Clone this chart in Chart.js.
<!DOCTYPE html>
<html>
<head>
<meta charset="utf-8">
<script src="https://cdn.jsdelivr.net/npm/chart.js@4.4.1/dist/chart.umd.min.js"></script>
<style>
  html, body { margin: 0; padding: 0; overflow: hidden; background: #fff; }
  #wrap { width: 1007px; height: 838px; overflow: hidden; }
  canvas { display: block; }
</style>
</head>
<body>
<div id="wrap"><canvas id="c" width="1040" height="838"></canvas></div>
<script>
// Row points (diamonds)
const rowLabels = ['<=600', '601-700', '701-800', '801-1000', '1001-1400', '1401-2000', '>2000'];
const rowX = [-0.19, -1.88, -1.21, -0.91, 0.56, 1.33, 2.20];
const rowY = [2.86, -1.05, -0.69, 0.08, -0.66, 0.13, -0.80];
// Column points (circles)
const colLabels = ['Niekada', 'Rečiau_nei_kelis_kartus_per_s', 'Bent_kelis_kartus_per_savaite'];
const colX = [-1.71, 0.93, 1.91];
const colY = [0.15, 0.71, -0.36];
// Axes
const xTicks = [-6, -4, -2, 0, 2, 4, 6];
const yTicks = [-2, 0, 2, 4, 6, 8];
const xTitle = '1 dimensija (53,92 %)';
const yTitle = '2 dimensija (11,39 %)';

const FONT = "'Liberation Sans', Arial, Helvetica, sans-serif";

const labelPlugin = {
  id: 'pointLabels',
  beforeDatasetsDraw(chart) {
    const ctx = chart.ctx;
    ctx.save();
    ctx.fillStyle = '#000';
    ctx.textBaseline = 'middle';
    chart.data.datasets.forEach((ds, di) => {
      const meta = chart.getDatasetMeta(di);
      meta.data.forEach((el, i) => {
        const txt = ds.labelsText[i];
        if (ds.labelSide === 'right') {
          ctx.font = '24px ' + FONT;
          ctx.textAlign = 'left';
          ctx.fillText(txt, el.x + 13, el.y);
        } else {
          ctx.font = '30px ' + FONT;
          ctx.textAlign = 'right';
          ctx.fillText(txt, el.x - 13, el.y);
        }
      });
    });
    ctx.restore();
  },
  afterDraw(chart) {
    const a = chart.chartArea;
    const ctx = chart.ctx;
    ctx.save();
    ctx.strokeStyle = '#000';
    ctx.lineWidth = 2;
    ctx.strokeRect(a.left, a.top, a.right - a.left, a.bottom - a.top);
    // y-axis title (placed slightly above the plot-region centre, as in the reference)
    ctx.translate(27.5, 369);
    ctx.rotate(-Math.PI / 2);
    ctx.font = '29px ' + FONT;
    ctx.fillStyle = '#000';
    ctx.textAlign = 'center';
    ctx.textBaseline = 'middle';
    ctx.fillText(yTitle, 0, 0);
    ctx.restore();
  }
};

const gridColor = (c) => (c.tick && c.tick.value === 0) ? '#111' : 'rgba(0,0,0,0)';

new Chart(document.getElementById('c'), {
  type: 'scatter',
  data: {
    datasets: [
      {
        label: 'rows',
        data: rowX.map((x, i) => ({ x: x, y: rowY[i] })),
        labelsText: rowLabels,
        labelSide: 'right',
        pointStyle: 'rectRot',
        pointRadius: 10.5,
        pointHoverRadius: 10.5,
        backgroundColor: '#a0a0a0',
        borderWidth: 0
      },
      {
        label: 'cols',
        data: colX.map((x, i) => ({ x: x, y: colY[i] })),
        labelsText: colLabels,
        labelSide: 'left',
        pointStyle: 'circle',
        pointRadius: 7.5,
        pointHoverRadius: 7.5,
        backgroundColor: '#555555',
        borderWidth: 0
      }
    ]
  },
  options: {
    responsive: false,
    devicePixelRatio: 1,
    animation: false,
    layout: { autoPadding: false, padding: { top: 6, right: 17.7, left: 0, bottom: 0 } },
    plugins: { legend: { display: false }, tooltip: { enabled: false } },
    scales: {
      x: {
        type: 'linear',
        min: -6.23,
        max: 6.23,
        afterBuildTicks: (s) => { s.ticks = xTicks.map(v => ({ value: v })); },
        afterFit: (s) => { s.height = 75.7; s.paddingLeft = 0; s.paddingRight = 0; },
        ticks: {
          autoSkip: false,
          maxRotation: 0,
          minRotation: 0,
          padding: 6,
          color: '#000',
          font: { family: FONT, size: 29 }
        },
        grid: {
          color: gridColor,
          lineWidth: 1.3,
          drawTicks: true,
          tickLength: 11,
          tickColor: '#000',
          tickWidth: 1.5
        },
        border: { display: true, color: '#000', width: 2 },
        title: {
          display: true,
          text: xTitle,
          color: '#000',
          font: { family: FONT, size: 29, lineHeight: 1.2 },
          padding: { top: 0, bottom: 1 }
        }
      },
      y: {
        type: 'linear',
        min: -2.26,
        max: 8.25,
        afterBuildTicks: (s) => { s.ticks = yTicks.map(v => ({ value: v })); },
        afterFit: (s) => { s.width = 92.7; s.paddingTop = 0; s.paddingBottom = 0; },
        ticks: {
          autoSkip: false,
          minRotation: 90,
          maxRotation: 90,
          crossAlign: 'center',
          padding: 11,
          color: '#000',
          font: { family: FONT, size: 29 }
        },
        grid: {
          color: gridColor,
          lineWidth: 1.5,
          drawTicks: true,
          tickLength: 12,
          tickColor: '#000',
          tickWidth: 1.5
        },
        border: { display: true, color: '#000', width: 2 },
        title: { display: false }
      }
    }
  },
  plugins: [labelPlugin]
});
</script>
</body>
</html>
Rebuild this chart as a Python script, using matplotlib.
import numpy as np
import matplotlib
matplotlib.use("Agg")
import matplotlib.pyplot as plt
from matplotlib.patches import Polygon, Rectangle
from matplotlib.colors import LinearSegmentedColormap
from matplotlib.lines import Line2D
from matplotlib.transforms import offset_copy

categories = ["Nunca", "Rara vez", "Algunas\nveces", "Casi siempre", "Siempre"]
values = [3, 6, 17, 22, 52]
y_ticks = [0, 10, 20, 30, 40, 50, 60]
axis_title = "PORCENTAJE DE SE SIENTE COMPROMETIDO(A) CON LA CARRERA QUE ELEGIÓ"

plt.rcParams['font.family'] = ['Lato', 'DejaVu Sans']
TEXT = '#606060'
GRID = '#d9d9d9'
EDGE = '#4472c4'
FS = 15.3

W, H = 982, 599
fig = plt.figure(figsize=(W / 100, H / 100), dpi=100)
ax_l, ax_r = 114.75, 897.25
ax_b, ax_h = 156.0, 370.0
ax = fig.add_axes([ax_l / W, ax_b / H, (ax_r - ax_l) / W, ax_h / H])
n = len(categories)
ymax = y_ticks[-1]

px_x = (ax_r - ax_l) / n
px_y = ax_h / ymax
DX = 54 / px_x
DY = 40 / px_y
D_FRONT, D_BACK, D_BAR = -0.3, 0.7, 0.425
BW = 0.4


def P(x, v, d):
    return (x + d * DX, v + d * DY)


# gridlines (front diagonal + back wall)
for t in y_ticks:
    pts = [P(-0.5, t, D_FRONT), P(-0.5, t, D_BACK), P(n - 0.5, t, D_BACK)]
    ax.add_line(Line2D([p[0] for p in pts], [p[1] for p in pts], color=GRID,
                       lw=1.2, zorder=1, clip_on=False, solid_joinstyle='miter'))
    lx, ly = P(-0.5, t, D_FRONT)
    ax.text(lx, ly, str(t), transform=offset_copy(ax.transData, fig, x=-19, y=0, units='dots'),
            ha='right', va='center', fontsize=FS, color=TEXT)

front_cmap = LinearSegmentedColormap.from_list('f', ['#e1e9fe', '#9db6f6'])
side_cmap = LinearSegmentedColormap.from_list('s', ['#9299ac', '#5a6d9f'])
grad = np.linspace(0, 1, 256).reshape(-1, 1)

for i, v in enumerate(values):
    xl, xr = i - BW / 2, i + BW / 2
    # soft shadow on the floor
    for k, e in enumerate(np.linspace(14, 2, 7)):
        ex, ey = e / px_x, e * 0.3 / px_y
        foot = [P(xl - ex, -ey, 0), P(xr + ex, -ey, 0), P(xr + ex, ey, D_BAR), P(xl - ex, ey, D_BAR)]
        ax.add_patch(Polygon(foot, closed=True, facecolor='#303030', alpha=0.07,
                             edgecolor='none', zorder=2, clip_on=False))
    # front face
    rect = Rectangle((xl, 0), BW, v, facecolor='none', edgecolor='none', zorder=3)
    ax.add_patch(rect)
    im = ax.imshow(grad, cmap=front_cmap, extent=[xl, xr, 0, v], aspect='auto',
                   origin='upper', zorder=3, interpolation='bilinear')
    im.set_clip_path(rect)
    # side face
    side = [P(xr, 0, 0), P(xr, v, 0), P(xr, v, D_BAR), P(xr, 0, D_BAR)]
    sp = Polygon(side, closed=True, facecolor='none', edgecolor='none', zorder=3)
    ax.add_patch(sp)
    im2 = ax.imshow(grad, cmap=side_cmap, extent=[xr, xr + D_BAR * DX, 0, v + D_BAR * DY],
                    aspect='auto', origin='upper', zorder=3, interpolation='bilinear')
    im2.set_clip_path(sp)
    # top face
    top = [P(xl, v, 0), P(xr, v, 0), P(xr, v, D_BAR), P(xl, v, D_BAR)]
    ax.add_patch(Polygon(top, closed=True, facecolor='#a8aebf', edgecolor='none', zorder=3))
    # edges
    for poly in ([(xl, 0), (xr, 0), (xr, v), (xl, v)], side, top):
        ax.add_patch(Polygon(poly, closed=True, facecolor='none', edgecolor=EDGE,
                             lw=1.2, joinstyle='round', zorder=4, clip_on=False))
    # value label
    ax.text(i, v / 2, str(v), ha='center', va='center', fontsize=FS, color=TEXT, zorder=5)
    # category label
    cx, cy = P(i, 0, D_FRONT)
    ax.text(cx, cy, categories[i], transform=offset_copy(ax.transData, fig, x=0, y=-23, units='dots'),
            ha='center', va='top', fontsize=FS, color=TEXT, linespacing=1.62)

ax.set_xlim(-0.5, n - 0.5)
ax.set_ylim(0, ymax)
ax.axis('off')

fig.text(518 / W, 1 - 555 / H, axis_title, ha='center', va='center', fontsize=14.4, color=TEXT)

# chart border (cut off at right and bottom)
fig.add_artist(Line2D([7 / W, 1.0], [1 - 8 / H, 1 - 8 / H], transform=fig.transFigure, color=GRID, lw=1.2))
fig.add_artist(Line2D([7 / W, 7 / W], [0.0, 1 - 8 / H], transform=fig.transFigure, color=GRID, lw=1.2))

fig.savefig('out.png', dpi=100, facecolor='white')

Requirement
From the very first line of the data through the line with "const yTitle = '2 dimensija (11,39 %)';" in it, please reproduce each line exactly and output nothing more.

Written answer
Clone this chart in Chart.js.
<!DOCTYPE html>
<html>
<head>
<meta charset="utf-8">
<script src="https://cdn.jsdelivr.net/npm/chart.js@4.4.1/dist/chart.umd.min.js"></script>
<style>
  html, body { margin: 0; padding: 0; overflow: hidden; background: #fff; }
  #wrap { width: 1007px; height: 838px; overflow: hidden; }
  canvas { display: block; }
</style>
</head>
<body>
<div id="wrap"><canvas id="c" width="1040" height="838"></canvas></div>
<script>
// Row points (diamonds)
const rowLabels = ['<=600', '601-700', '701-800', '801-1000', '1001-1400', '1401-2000', '>2000'];
const rowX = [-0.19, -1.88, -1.21, -0.91, 0.56, 1.33, 2.20];
const rowY = [2.86, -1.05, -0.69, 0.08, -0.66, 0.13, -0.80];
// Column points (circles)
const colLabels = ['Niekada', 'Rečiau_nei_kelis_kartus_per_s', 'Bent_kelis_kartus_per_savaite'];
const colX = [-1.71, 0.93, 1.91];
const colY = [0.15, 0.71, -0.36];
// Axes
const xTicks = [-6, -4, -2, 0, 2, 4, 6];
const yTicks = [-2, 0, 2, 4, 6, 8];
const xTitle = '1 dimensija (53,92 %)';
const yTitle = '2 dimensija (11,39 %)';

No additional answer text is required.